Agility and Speed (or Lack Thereof)
I now want to address the concept of agility and speed. In cloud services like Amazon Elastic MapReduce (EMR), the agility of Hadoop-as-a-Service is fantastic. But what about data that must reside within the confines of the enterprise firewall? Financial institutions, hospital networks, insurance companies, government organizations, and most other large organizations have some types of data (or IP) that simply cannot be transported into the ether. How do we handle this type of information when we want to run Big Data jobs against it? Can you keep this data on-premises while delivering the agility and consumption model of a cloud service? The answer is that these two models are worlds apart.
In a public cloud model, users can take advantage of Hadoop-as-a-Service without having to deal with the complexity behind the scenes. Yet on-premises deployments must tackle this complexity head-on, cobbling together all the various tools required and seeking out specialized labor that is difficult to find and expensive to hire.
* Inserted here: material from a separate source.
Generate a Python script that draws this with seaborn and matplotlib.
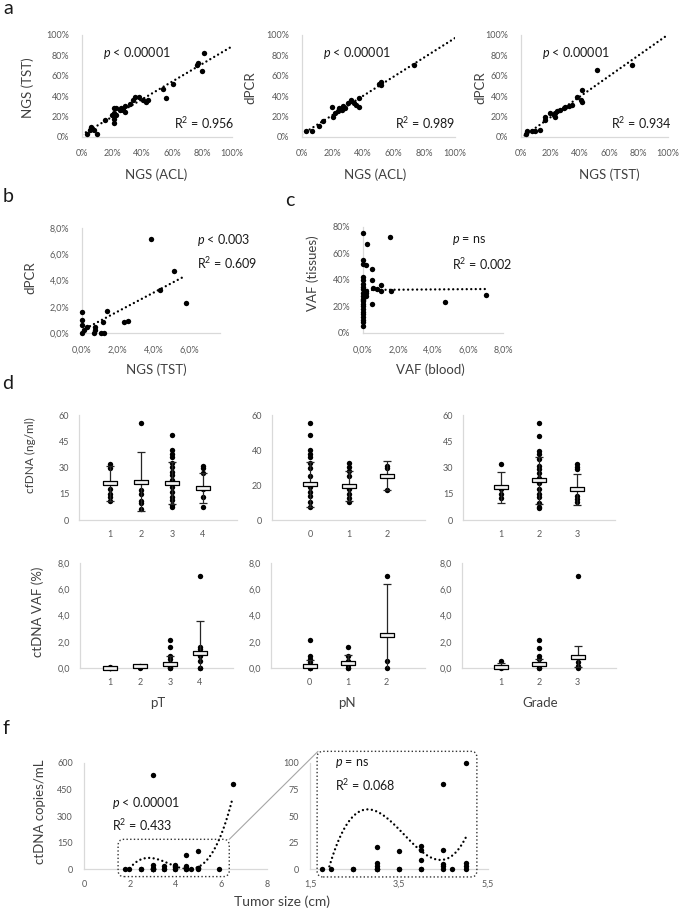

Public cloud services eliminate the user’s need to understand Hadoop; the user can simply spin up or spin down projects with the click of a mouse. On the other hand, most on-premises deployments require heavy IT involvement for new server acquisition, cluster provisioning, storage configuration, etc.; it’s typically a lengthy and heavily capex-dependent deployment.
What you should demand for on-premises agility? Nothing short of an Amazon EMR experience for Hadoop-as-a-Service. Analysis of data with the gravitational pull to stay on-premises no longer needs to be slow and costly. A data scientist should not need to know the difference between working within Hadoop-as-a-Service in the public cloud versus within his/her own data center. These data scientists and analysts should have self-service access to their data, and the ability to spin up Hadoop clusters without waiting for IT. Companies that have failed to unlock this agile and flexible environment for Big Data on-premises are at a distinct disadvantage.
A few years ago, my co-founder and I arrived at the conclusions that many enterprises are seeing today. Big Data is hard. Big Data is complex. We started BlueData to address these challenges and provide a solution for all enterprises. Data has gravity and while some data will move into the cloud, some data will need to remain on-premises. Enterprises shouldn’t have to copy and move their data. It’s time to separate compute and storage, challenging long-held Hadoop assumptions about virtualization and data locality. Data scientists should be able to spin up virtual Hadoop clusters on-demand, rather than waiting for IT to provision and configure the required hardware. Hadoop-as-a-Service is a great model, but it’s not only for the public cloud. It’s time to demand lower cost, greater agility, and faster time-to-insights for on-premises Big Data deployments.